Here the chorizo and hummus crostini on offer were on a different culinary level to the burgers served in the catering truck at Salford City. Indeed the contrast between the comfortably remunerated quintet and the club they have taken over is at the heart of this hugely entertaining documentary. In their magnificent gated mansions, we see the fivesome plot the next moves for a club where, as the loose-bowelled star striker puts it, “15 players are queuing up for three cold showers and there’s one towel between nine of us.” Welcome to non-League football, lads.
“It’s been a learning curve all right,” said Butt. “But we’ve totally fallen in love with it, basically.” Like most of the business interests the five have undertaken since they hung up their boots – the cafe, the hotel, the property developments in Dubai – the idea came from Neville.
“When Gary mentions something you normally end up doing it anyway, you don’t get any choice in the matter,” said Scholes. “Though to be fair most of them work out OK.”
Giggs recalled that the plan had been hatched during a train journey. “We all took our coaching badges, but that might not last,” he said. “We could be out on our ear this time next year. We wanted something looking ahead 10, 20 years. This was there in front of us. It meant a lot to us, the place itself, it’s the city we grew up in. It was a no-brainer.”
What is clear from the film is the manner in which the five’s footballing upbringing has influenced their way of doing business. These are owners who take it seriously. One of the quintet is at every game, not in the directors’ box, but standing on the grass bank of a terrace, anorak hood pulled up against the Salford drizzle, watching and learning.

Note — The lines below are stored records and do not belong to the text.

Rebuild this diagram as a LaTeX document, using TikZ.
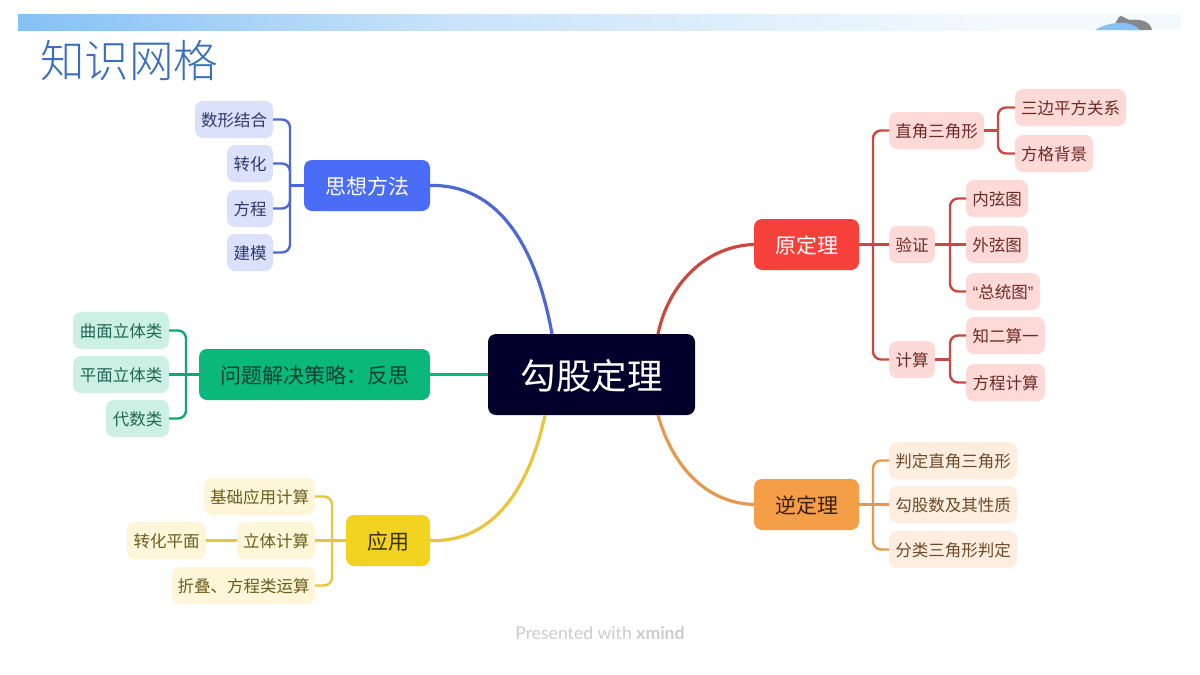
\documentclass[tikz,border=0pt]{standalone}
\usepackage{fontspec}
\setmainfont{Noto Sans CJK SC}
\newfontfamily\titlef{Noto Sans CJK SC Light}
\newfontfamily\latinf{Lato}
\newfontfamily\quotef{Liberation Sans}
\usetikzlibrary{calc}
\definecolor{bline}{HTML}{4E68D2}\definecolor{bmain}{HTML}{4A6CF7}\definecolor{bleaf}{HTML}{DBE0FB}\definecolor{btext}{HTML}{2F3A6A}
\definecolor{rline}{HTML}{C9483F}\definecolor{rmain}{HTML}{F5413A}\definecolor{rleaf}{HTML}{FDD9D7}\definecolor{rtext}{HTML}{6B2A28}
\definecolor{gline}{HTML}{10A678}\definecolor{gmain}{HTML}{0AB87C}\definecolor{gleaf}{HTML}{CCF0E4}\definecolor{gtext}{HTML}{1F6650}\definecolor{gdark}{HTML}{123F30}
\definecolor{yline}{HTML}{E8C53A}\definecolor{ymain}{HTML}{F2D31F}\definecolor{yleaf}{HTML}{FDF6D8}\definecolor{ytext}{HTML}{6B5D1E}\definecolor{ydark}{HTML}{3A3000}
\definecolor{oline}{HTML}{E39A50}\definecolor{omain}{HTML}{F59E48}\definecolor{oleaf}{HTML}{FDEEE0}\definecolor{otext}{HTML}{6E4A2A}\definecolor{odark}{HTML}{3D1D00}
\definecolor{rootc}{HTML}{00002A}\definecolor{titlec}{HTML}{3A6FC0}
\definecolor{band1}{HTML}{85C1F5}\definecolor{band2}{HTML}{C8E3FA}\definecolor{band3}{HTML}{F3FAFE}
\tikzset{
 boxn/.style={inner sep=0pt,outer sep=0pt,rounded corners=8pt,align=center},
 leafn/.style={boxn,font=\fontsize{16.5}{16.5}\selectfont},
 mainn/.style={boxn,font=\fontsize{21}{21}\selectfont},
 bleafn/.style={leafn,fill=bleaf,text=btext},
 rleafn/.style={leafn,fill=rleaf,text=rtext},
 gleafn/.style={leafn,fill=gleaf,text=gtext},
 yleafn/.style={leafn,fill=yleaf,text=ytext},
 oleafn/.style={leafn,fill=oleaf,text=otext},
 conn/.style={line width=2.4pt,rounded corners=8pt},
 bconn/.style={conn,draw=bline},
 rconn/.style={conn,draw=rline},
 gconn/.style={conn,draw=gline},
 yconn/.style={conn,draw=yline},
 oconn/.style={conn,draw=oline},
 curve/.style={line width=3.2pt},
}
\newcommand\nd[7]{\node[#1,minimum width={(#4-#3)*1pt},minimum height={(#6-#5)*1pt},text depth=0pt] (#2) at ({(#3+#4)/2},{(#5+#6)/2}) {\raisebox{-0.6pt}{#7}};}
\begin{document}
\begin{tikzpicture}[x=1pt,y=-1pt]
\useasboundingbox (0,0) rectangle (1200,675);
\fill[white] (0,0) rectangle (1200,675);
% header band
\shade[left color=band1,right color=band2] (18,14) rectangle (450,30);
\shade[left color=band2,right color=band3] (450,14) rectangle (1000,30);
\fill[band3] (1000,14) rectangle (1181,30);
\fill[gray!90!black!85] (1115,24) .. controls (1117,20) and (1119,16) .. (1121,16) .. controls (1125,17) and (1127,20) .. (1131,20) .. controls (1138,19) and (1150,20) .. (1152,30) -- (1125,30) -- cycle;
\fill[band1] (1095,30) .. controls (1103,25) and (1115,22) .. (1126,23) .. controls (1132,24) and (1137,27) .. (1140,30) -- cycle;
% title
\node[inner sep=0pt,anchor=west,text=titlec,font=\titlef\fontsize{44.5}{44.5}\selectfont] (title) at (40,61) {知识网格};
% footer
\node[inner sep=0pt,text=gray!40,font=\latinf\fontsize{17.6}{17.6}\selectfont] (foot) at (600,633) {Presented with \textbf{xmind}};
% main boxes
\nd{boxn,fill=rootc,text=white,font=\fontsize{35.5}{35.5}\selectfont}{root}{488}{695}{334}{415}{勾股定理}
\nd{mainn,fill=bmain,text=white}{mb}{304}{430}{160}{211}{思想方法}
\nd{mainn,fill=rmain,text=white}{mr}{754}{859}{219}{270}{原定理}
\nd{mainn,fill=gmain,text=gdark}{mg}{199}{430}{349}{400}{问题解决策略：反思}
\nd{mainn,fill=ymain,text=ydark}{my}{346}{430}{515}{566}{应用}
\nd{mainn,fill=omain,text=odark}{mo}{754}{859}{479}{530}{逆定理}
\coordinate (rb) at (552,334);\coordinate (rr) at (658,334);\coordinate (ry) at (545,415);\coordinate (ro) at (658,415);
\draw[curve,draw=bline] (mb.east) .. controls (495,184) and (535,240) .. (rb);
\draw[curve,draw=rline] (mr.west) .. controls (705,246) and (668,285) .. (rr);
\draw[curve,draw=gmain] (mg.east) -- (root.west);
\draw[curve,draw=yline] (my.east) .. controls (495,543) and (530,485) .. (ry);
\draw[curve,draw=oline] (mo.west) .. controls (705,503) and (672,465) .. (ro);
% blue leaves
\nd{bleafn}{b1}{195}{273}{101}{138}{数形结合}
\nd{bleafn}{b2}{227}{273}{145}{182}{转化}
\nd{bleafn}{b3}{227}{273}{190}{227}{方程}
\nd{bleafn}{b4}{227}{273}{234}{271}{建模}
\coordinate (tb) at (290,185.5);
\draw[bconn] (b1.east) -| (tb);
\draw[bconn] (b4.east) -| (tb);
\draw[bconn] (b2.east) -| (tb);
\draw[bconn] (b3.east) -| (tb);
\draw[bconn] (tb) -- (mb.west);
% green leaves
\nd{gleafn}{g1}{73}{169}{312}{349}{曲面立体类}
\nd{gleafn}{g2}{73}{169}{356}{393}{平面立体类}
\nd{gleafn}{g3}{106}{169}{400}{437}{代数类}
\coordinate (tg) at (186,374.5);
\draw[gconn] (g1.east) -| (tg);
\draw[gconn] (g3.east) -| (tg);
\draw[gconn] (g2.east) -- (mg.west);
% yellow leaves
\nd{yleafn}{y1}{204}{315}{478}{515}{基础应用计算}
\nd{yleafn}{y2}{237}{315}{522}{559}{立体计算}
\nd{yleafn}{y3}{127}{206}{522}{559}{转化平面}
\nd{yleafn}{y4}{172}{315}{567}{604}{折叠、方程类运算}
\coordinate (ty) at (332,540.5);
\draw[yconn] (y1.east) -| (ty);
\draw[yconn] (y4.east) -| (ty);
\draw[yconn] (y2.east) -- (my.west);
\draw[yconn] (y3.east) -- (y2.west);
% red leaves
\nd{rleafn}{r1}{889}{984}{112}{149}{直角三角形}
\nd{rleafn}{r2}{889}{935}{226}{263}{验证}
\nd{rleafn}{r3}{889}{935}{341}{378}{计算}
\nd{rleafn}{r11}{1015}{1126}{89}{126}{三边平方关系}
\nd{rleafn}{r12}{1015}{1093}{135}{172}{方格背景}
\nd{rleafn}{r21}{966}{1028}{180}{217}{内弦图}
\nd{rleafn}{r22}{966}{1028}{226}{263}{外弦图}
\nd{rleafn}{r23}{966}{1040}{273}{310}{{\quotef “}总统图{\quotef ”}}
\nd{rleafn}{r31}{966}{1045}{317}{354}{知二算一}
\nd{rleafn}{r32}{966}{1045}{364}{401}{方程计算}
\coordinate (tr) at (873,244.5);
\coordinate (tr1) at (998,130.5);
\coordinate (tr2) at (950,244.5);
\coordinate (tr3) at (950,359.5);
\draw[rconn] (tr) |- (r1.west);
\draw[rconn] (tr) |- (r3.west);
\draw[rconn] (mr.east) -- (r2.west);
\draw[rconn] (r1.east) -- (tr1);
\draw[rconn] (tr1) |- (r11.west);
\draw[rconn] (tr1) |- (r12.west);
\draw[rconn] (r2.east) -- (r22.west);
\draw[rconn] (tr2) |- (r21.west);
\draw[rconn] (tr2) |- (r23.west);
\draw[rconn] (r3.east) -- (tr3);
\draw[rconn] (tr3) |- (r31.west);
\draw[rconn] (tr3) |- (r32.west);
% orange leaves
\nd{oleafn}{o1}{889}{1017}{442}{479}{判定直角三角形}
\nd{oleafn}{o2}{889}{1017}{486}{523}{勾股数及其性质}
\nd{oleafn}{o3}{889}{1017}{531}{568}{分类三角形判定}
\coordinate (to) at (873,504.5);
\draw[oconn] (to) |- (o1.west);
\draw[oconn] (to) |- (o3.west);
\draw[oconn] (mo.east) -- (o2.west);
\end{tikzpicture}
\end{document}
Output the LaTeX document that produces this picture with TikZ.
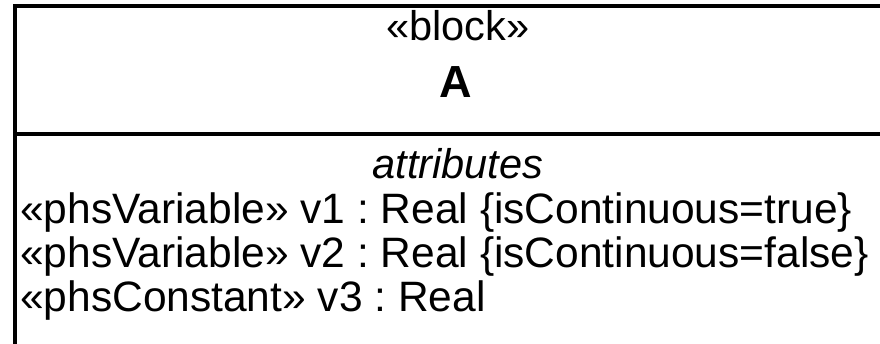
\documentclass[tikz,border=0pt]{standalone}
\usepackage{fontspec}
\setmainfont{Liberation Sans}
\frenchspacing
\usepackage{tikz}
\usetikzlibrary{positioning}
\tikzset{
    frame_line/.style={
        draw=black,           % border colour
        line width=4pt        % heavy outline of the block
    },
    head_text/.style={
        anchor=base,          % centred on the baseline
        inner sep=0pt,
        font=\fontsize{41.5}{44}\selectfont
    },
    attr_text/.style={
        anchor=base west,     % attribute rows start at the left
        inner sep=0pt,
        font=\fontsize{42.5}{44}\selectfont
    }
}

\begin{document}
\begin{tikzpicture}[x=1pt, y=-1pt]
    \useasboundingbox (0,0) rectangle (880,343);

    % 1. outline of the block: top, left side and compartment divider
    \begin{scope}
        \clip (0,0) rectangle (880,343);
        \draw[frame_line] (14.5,360) -- (14.5,6) -- (900,6);
        \draw[frame_line] (14.5,134) -- (900,134);
    \end{scope}

    % 2. name compartment
    \node[head_text] (stereo) at (458,40) {«block»};
    \node[head_text, font=\fontsize{45}{48}\selectfont\bfseries] (blockname) at (456,97) {A};

    % 3. attributes compartment
    \node[head_text, font=\fontsize{41.5}{44}\selectfont\itshape] (attrhead) at (458,178) {attributes};
    \node[attr_text] (attrA) at (20,223) {«phsVariable» v1 : Real \{isContinuous=true\}};
    \node[attr_text] (attrB) at (20,267) {«phsVariable» v2 : Real \{isContinuous=false\}};
    \node[attr_text] (attrC) at (20,311) {«phsConstant» v3 : Real};
\end{tikzpicture}
\end{document}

As he was as a full-back, Gary Neville, in particular, is relentlessly busy, anxious to be involved in every aspect of the club’s running. His wife calls him a control freak on camera. Which is an accusation he finds hard to deny: “She says I’m a control freak,” he says. “But it’s more I just like to know what’s going on.”
Clearly, some are suspicious of the new arrivals. There are diehard Salford fans featured in the film who wonder what the club can gain from association with their celebrated new owners. Not fired up by Neville’s ambition, they go to Salford because they like its backwater homeliness.
As one of them puts it: “If you want the big circus, go down the road to Old Trafford.” The local paper even dubs the fivesome “The Class of Vincent Tan” after they change the shirt colour from orange to red. But Scholes said the owners were not swayed by worries about upsetting the hard core.
“Look, we want them to come with us,” he said. “They are the club, it is them who have kept it going down the years. But I can’t believe they don’t want it to get better, to improve, to get into the Football League. Who wouldn’t want that?”
The biggest issue they had with the fans was when they announced that between them they had sold 50 per cent of the shares to the Singapore billionaire Peter Lin, a man who had once tried to buy Liverpool and is the owner of Phil Neville’s current employer, Valencia. Though the suspicion appears to have cut both ways. “I think he was a bit surprised when we first showed him round,” said Butt. “He was like: where’s the Premier League lads? But he saw what we want to do. And we needed his input if we were going to take this club to the next level. Believe me, we haven’t got the money to do what we need to do on our own.”
Across the course of the three-part series, the passions run high, the tensions mount, the language ripens. So ripe does it get, indeed, the director suggested that after editing out the industrial tones from a particularly fraught team talk all he was left with were the words “but”, “and” and “corner”.
But still, something seemed to work. At the end of their first year in control, Salford were promoted to the Northern Premier League Premier Division, the highest level in their history. And the association with the famous new owners had seen the biggest jump in attendances of any club in England, up by 40 per cent.
“Our aspirations are eventually to get in the Football League, with a 25,000-seater stadium, why not?” says Giggs. “We don’t know how long that might long take, but that’s part of excitement. We’re in this for the long haul.”
Class of 92: Out of Their League is to be screened on BBC Television in September.